Kids and teachers are interacting. Everybody panic.

In Ben Grey’s latest blog post A Little Common Sense, he provides smart insights into the fear the media, politicians, administrators, et. al. are up in arms about when it comes to digital communications between teachers/students. Makes a great story for the media and politicians use this as a issue to pull on the heart / fear strings of voters who they lull into a false sense of caution-then security. “We will keep your kids safe by banning them from communicating with teachers outside of class!” Cheers from the crowd! But when you think about it, does this make any sense? Aren’t teachers the people who spend the whole day with our children? Aren't they the ones we've entrusted with their safety? Why are we freaking out about those very people being there for our children using the communication tools of the day? You know the answer...

Because it makes a good story for the press and it serves as a great political platform.

We can’t make school policy based on the outlier stories of teachers who've engaged in inappropriate conduct. Their conduct is inappropriate, NOT the platform.

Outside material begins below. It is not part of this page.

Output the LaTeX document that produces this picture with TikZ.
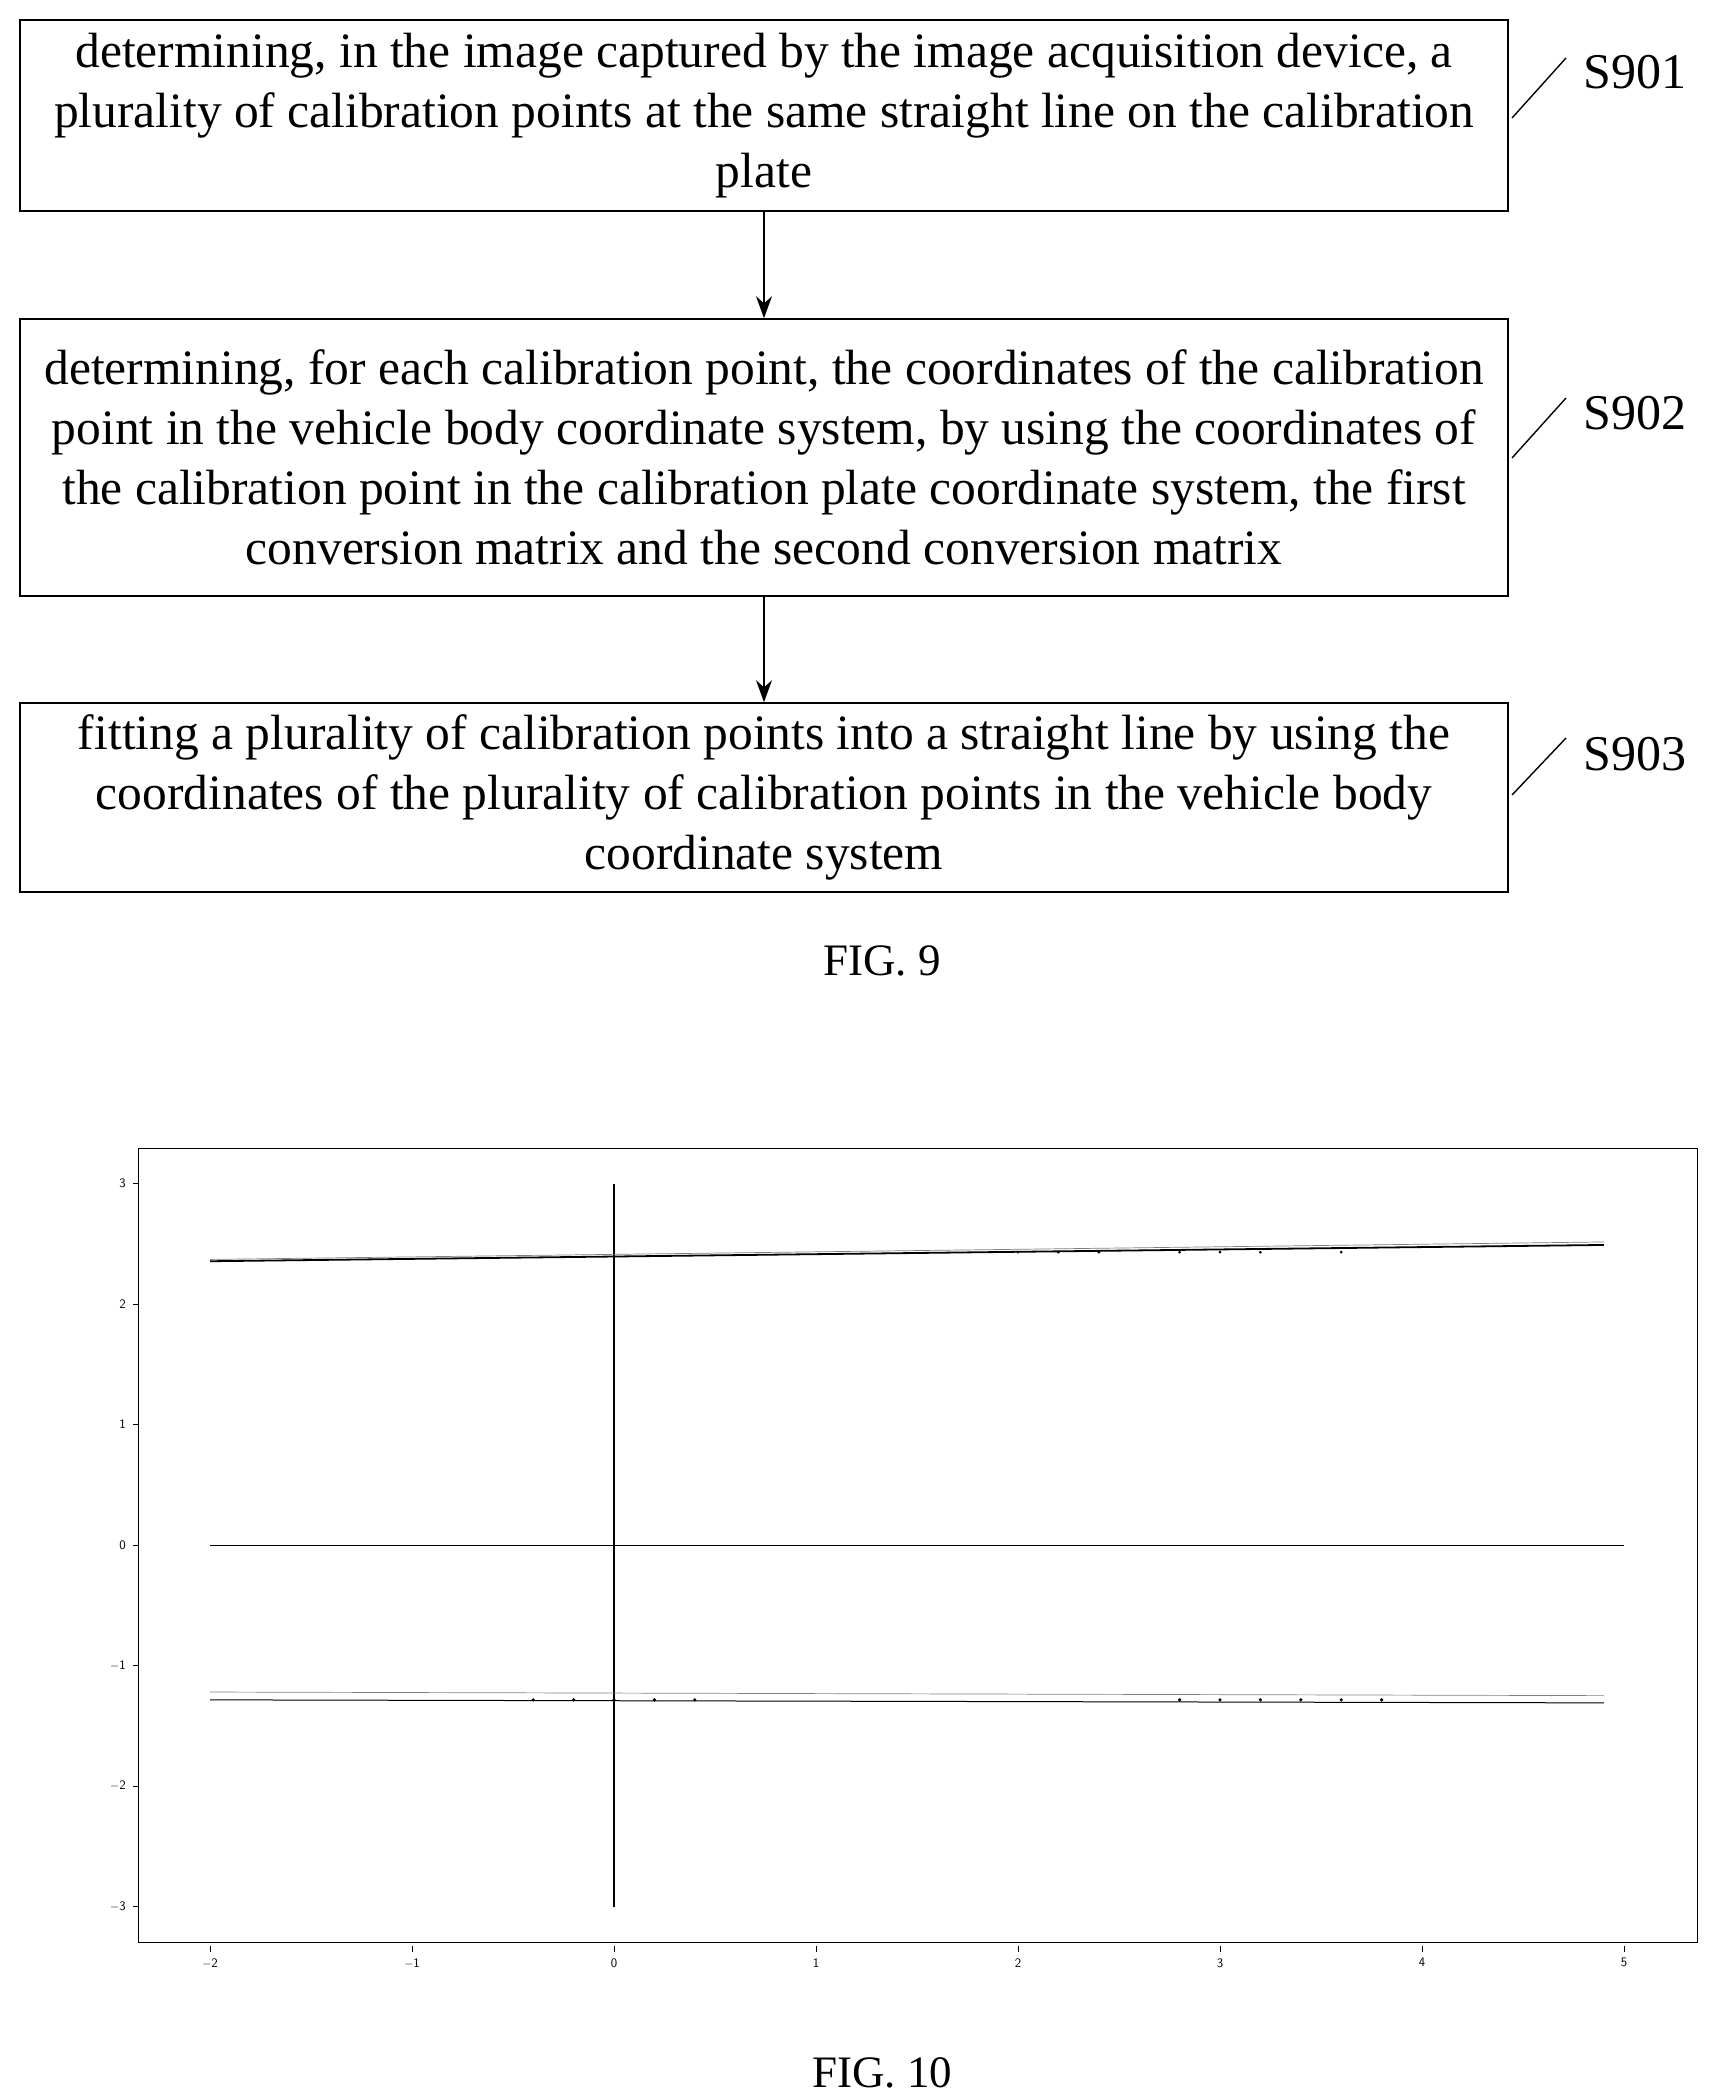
\documentclass[tikz,border=0pt]{standalone}
\usepackage{fontspec}
\setmainfont{Liberation Serif}
\usetikzlibrary{arrows.meta}
\begin{document}
\begin{tikzpicture}[x=1pt,y=-1pt,
  stepbox/.style={draw,line width=1.6pt,minimum width=1488pt,inner sep=0pt,align=center,font=\fontsize{49.5}{60}\selectfont},
  lbl/.style={font=\fontsize{50}{56}\selectfont},
  tick/.style={font=\sffamily\fontsize{13}{14}\selectfont},
  arr/.style={-{Stealth[length=22pt,width=16pt]},line width=1.8pt}]
\useasboundingbox (0,0) rectangle (1723,2098);
\node[stepbox,minimum height=191pt] (b1) at (764,115.5) {determining, in the image captured by the image acquisition device, a\\plurality of calibration points at the same straight line on the calibration\\plate};
\node[stepbox,minimum height=277pt] (b2) at (764,457.5) {determining, for each calibration point, the coordinates of the calibration\\point in the vehicle body coordinate system, by using the coordinates of\\the calibration point in the calibration plate coordinate system, the first\\conversion matrix and the second conversion matrix};
\node[stepbox,minimum height=189pt] (b3) at (764,797.5) {fitting a plurality of calibration points into a straight line by using the\\coordinates of the plurality of calibration points in the vehicle body\\coordinate system};
\draw[arr] (b1.south) -- (b2.north);
\draw[arr] (b2.south) -- (b3.north);
\node[lbl,anchor=west] (s1) at (1580,72) {S901};
\node[lbl,anchor=west] (s2) at (1580,413) {S902};
\node[lbl,anchor=west] (s3) at (1580,754) {S903};
\coordinate (c1) at (1512,118); \coordinate (d1) at (1566,58);
\coordinate (c2) at (1512,458); \coordinate (d2) at (1566,398);
\coordinate (c3) at (1512,795); \coordinate (d3) at (1566,738);
\draw[line width=1.4pt] (c1) -- (d1); \draw[line width=1.4pt] (c2) -- (d2); \draw[line width=1.4pt] (c3) -- (d3);
\node[lbl,font=\fontsize{45}{50}\selectfont] (f9) at (882,961) {FIG. 9};
\node[lbl,font=\fontsize{45}{50}\selectfont] (f10) at (882,2073) {FIG. 10};
% plot
\draw[line width=0.8pt] (138,1148) rectangle (1697,1942);
\begin{scope}[shift={(614,1545)},x=202pt,y=120.5pt]
 \foreach \v in {-2,...,5} {\draw[line width=0.6pt] (\v,-3.33) -- ++(0,-0.05); \node[tick,anchor=north] at (\v,-3.4) {\ifnum\v<0 $-$\the\numexpr-\v\relax\else\v\fi};}
 \foreach \v in {-3,...,3} {\draw[line width=0.6pt] (-2.35,\v) -- ++(-0.03,0); \node[tick,anchor=east] at (-2.4,\v) {\ifnum\v<0 $-$\the\numexpr-\v\relax\else\v\fi};}
 \draw[line width=1.8pt] (0,-3) -- (0,3);
 \draw[line width=0.9pt] (-2,0) -- (5,0);
 \draw[line width=1.8pt] (-2,2.355) -- (4.9,2.49);
 \draw[line width=0.7pt,gray] (-2,2.37) -- (4.9,2.515);
 \draw[line width=0.7pt,gray] (-2,-1.22) -- (4.9,-1.25);
 \draw[line width=1pt] (-2,-1.285) -- (4.9,-1.31);
 \foreach \x in {-0.4,-0.2,0,0.2,0.4,2.8,3,3.2,3.4,3.6,3.8} \fill (\x,-1.285) circle (1.8pt);
 \foreach \x in {2,2.2,2.4,2.8,3,3.2,3.6} \fill (\x,2.43) circle (1.5pt);
\end{scope}
\end{tikzpicture}
\end{document}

As Ben Grey shares in his post, “Somehow, we’ve forgotten this is a cornerstone of being an educator. That a teacher’s role does not stop at the final bell. That a teacher is also a mentor, and sometimes that overflows into the hours beyond the given school day. And it’s been happening for decades.”

When questioned why he uses social media to communicate with students rather than an alternate platform, Principal Chris Lehmann says, “Because it’s there. I’ll communicate with any student by whatever means they reach out to me.” As Grey explains, “Somehow social media and electronic communications seem to suddenly change the landscape. Districts are scrambling to respond to what they fear is an inappropriate medium for teachers and students to use to interact.” But, Grey goes on to say,

“I’m not sure I get that.”

He says, “The logic cited behind banning such mediums is most often due to the danger and risk of inappropriate interactions between teachers and students. If that’s the case, then there’s a whole lot more banning that we need to do. Because what about the times when students stay after school to get help from a teacher? Or what about the times when students call a teacher’s classroom phone for help? Or what if a teacher tutors a student? Or what if a teacher bumps into a student at the local mall?”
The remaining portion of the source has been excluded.